> Work instructions
Strip the pictures and reproduce the rest of the listing exactly.

"""

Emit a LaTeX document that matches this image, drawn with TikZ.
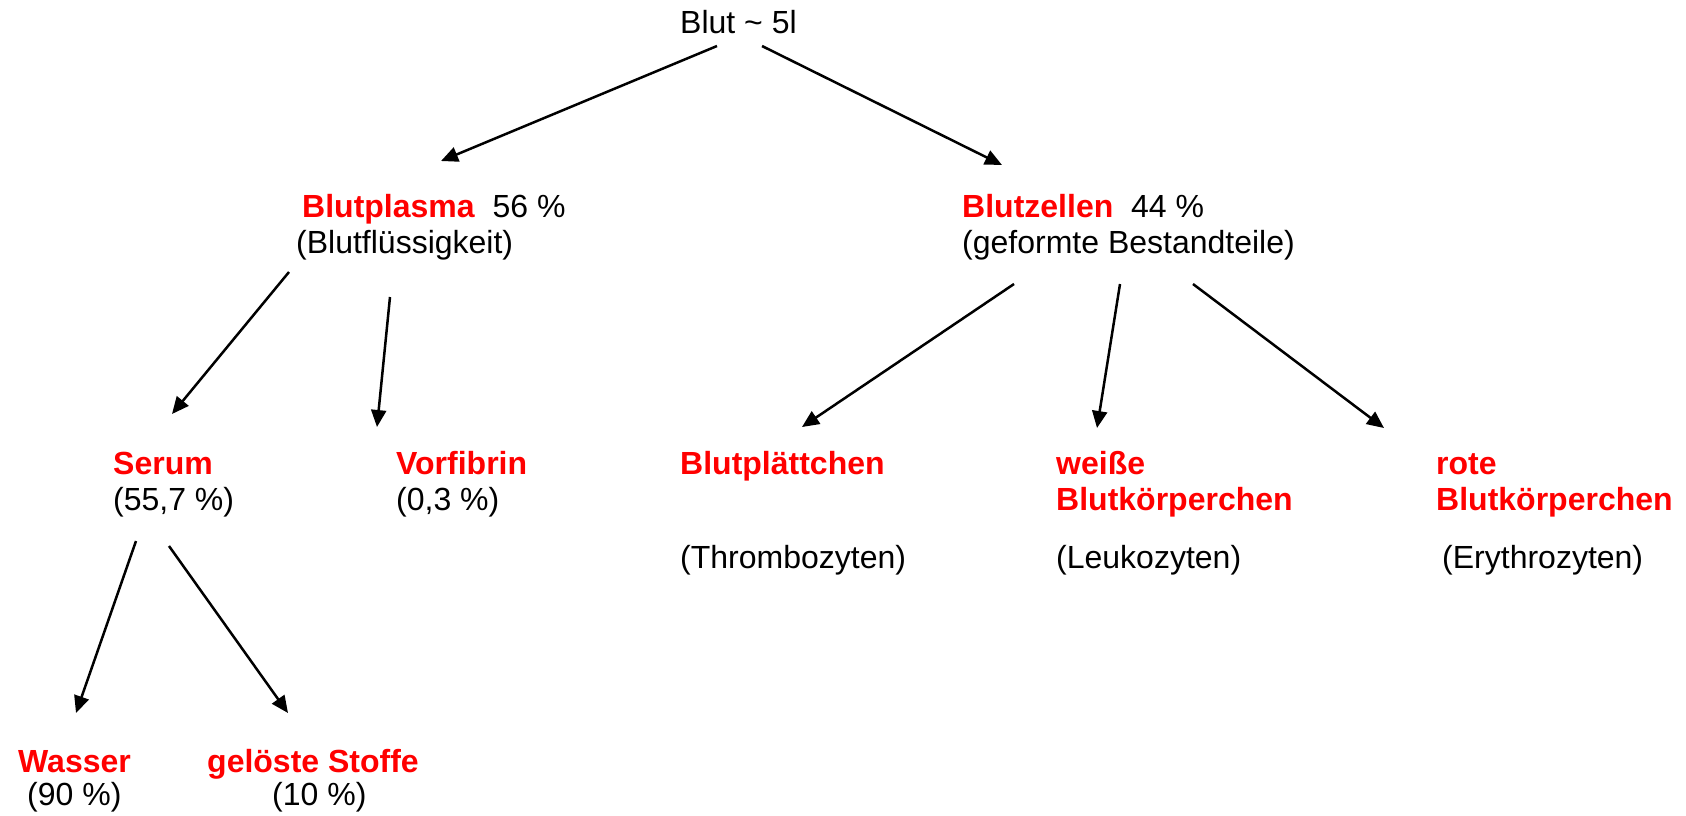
\documentclass[tikz,border=0pt]{standalone}
\usepackage{fontspec}
\setmainfont{Liberation Sans}
\usetikzlibrary{arrows.meta,calc}
\newcommand{\rotfett}[1]{\textcolor{red}{\textbf{#1}}}

\begin{document}
\begin{tikzpicture}[x=1pt,y=-1pt,
	every node/.style={inner sep=0pt,anchor=base west,align=left,font=\fontsize{32}{36}\selectfont},
	pfeil/.style={-{Triangle[length=17pt,width=15pt]},line width=2.5pt}]
\useasboundingbox (0,0) rectangle (1686,815);
% Knoten (base = letzte Zeile)
\node (blut) at (680,33) {Blut \textasciitilde{} 5l};
\node (plasma) at (296,253) {\hspace*{6pt}\rotfett{Blutplasma}\ \ 56 \%\\(Blutflüssigkeit)};
\node (zellen) at (962,253) {\rotfett{Blutzellen}\ \ 44 \%\\(geformte Bestandteile)};
\node (serum) at (113,510) {\rotfett{Serum}\\(55,7 \%)};
\node (vorfibrin) at (396,510) {\rotfett{Vorfibrin}\\(0,3 \%)};
\node (plaett) at (680,568) {\rotfett{Blutplättchen}\\[58pt](Thrombozyten)};
\node (weisse) at (1056,568) {\rotfett{weiße}\\\rotfett{Blutkörperchen}\\[22pt](Leukozyten)};
\node (rote) at (1436,568) {\rotfett{rote}\\\rotfett{Blutkörperchen}\\[22pt]\hspace*{6pt}(Erythrozyten)};
\node (wasser) at (18,805) {\rotfett{Wasser}\\[-3pt]\hspace*{9pt}(90 \%)};
\node (geloest) at (207,805) {\rotfett{gelöste Stoffe}\\[-3pt]\hspace*{65pt}(10 \%)};
% Pfeile
\draw[pfeil] ($(blut.base west)+(37,13)$) -- ($(plasma.base west)+(145,-92)$);
\draw[pfeil] ($(blut.base west)+(82,13)$) -- ($(zellen.base west)+(40,-88)$);
\draw[pfeil] ($(plasma.base west)+(-7,19)$) -- ($(serum.base west)+(59,-96)$);
\draw[pfeil] ($(plasma.base west)+(94,44)$) -- ($(vorfibrin.base west)+(-19,-83)$);
\draw[pfeil] ($(zellen.base west)+(52,31)$) -- ($(plaett.base west)+(122,-141)$);
\draw[pfeil] ($(zellen.base west)+(158,31)$) -- ($(weisse.base west)+(41,-140)$);
\draw[pfeil] ($(zellen.base west)+(231,31)$) -- ($(rote.base west)+(-52,-140)$);
\draw[pfeil] ($(serum.base west)+(23,31)$) -- ($(wasser.base west)+(58,-92)$);
\draw[pfeil] ($(serum.base west)+(56,36)$) -- ($(geloest.base west)+(81,-92)$);
\end{tikzpicture}
\end{document}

"""

> Solution to this problem
Emit a LaTeX document that matches this image, drawn with TikZ.
\documentclass[tikz,border=0pt]{standalone}
\usepackage{fontspec}
\setmainfont{Liberation Sans}
\usetikzlibrary{arrows.meta,calc}
\newcommand{\rotfett}[1]{\textcolor{red}{\textbf{#1}}}

\begin{document}
\begin{tikzpicture}[x=1pt,y=-1pt,
	every node/.style={inner sep=0pt,anchor=base west,align=left,font=\fontsize{32}{36}\selectfont},
	pfeil/.style={-{Triangle[length=17pt,width=15pt]},line width=2.5pt}]
\useasboundingbox (0,0) rectangle (1686,815);
% Knoten (base = letzte Zeile)
\node (blut) at (680,33) {Blut \textasciitilde{} 5l};
\node (plasma) at (296,253) {\hspace*{6pt}\rotfett{Blutplasma}\ \ 56 \%\\(Blutflüssigkeit)};
\node (zellen) at (962,253) {\rotfett{Blutzellen}\ \ 44 \%\\(geformte Bestandteile)};
\node (serum) at (113,510) {\rotfett{Serum}\\(55,7 \%)};
\node (vorfibrin) at (396,510) {\rotfett{Vorfibrin}\\(0,3 \%)};
\node (plaett) at (680,568) {\rotfett{Blutplättchen}\\[58pt](Thrombozyten)};
\node (weisse) at (1056,568) {\rotfett{weiße}\\\rotfett{Blutkörperchen}\\[22pt](Leukozyten)};
\node (rote) at (1436,568) {\rotfett{rote}\\\rotfett{Blutkörperchen}\\[22pt]\hspace*{6pt}(Erythrozyten)};
\node (wasser) at (18,805) {\rotfett{Wasser}\\[-3pt]\hspace*{9pt}(90 \%)};
\node (geloest) at (207,805) {\rotfett{gelöste Stoffe}\\[-3pt]\hspace*{65pt}(10 \%)};
% Pfeile
\draw[pfeil] ($(blut.base west)+(37,13)$) -- ($(plasma.base west)+(145,-92)$);
\draw[pfeil] ($(blut.base west)+(82,13)$) -- ($(zellen.base west)+(40,-88)$);
\draw[pfeil] ($(plasma.base west)+(-7,19)$) -- ($(serum.base west)+(59,-96)$);
\draw[pfeil] ($(plasma.base west)+(94,44)$) -- ($(vorfibrin.base west)+(-19,-83)$);
\draw[pfeil] ($(zellen.base west)+(52,31)$) -- ($(plaett.base west)+(122,-141)$);
\draw[pfeil] ($(zellen.base west)+(158,31)$) -- ($(weisse.base west)+(41,-140)$);
\draw[pfeil] ($(zellen.base west)+(231,31)$) -- ($(rote.base west)+(-52,-140)$);
\draw[pfeil] ($(serum.base west)+(23,31)$) -- ($(wasser.base west)+(58,-92)$);
\draw[pfeil] ($(serum.base west)+(56,36)$) -- ($(geloest.base west)+(81,-92)$);
\end{tikzpicture}
\end{document}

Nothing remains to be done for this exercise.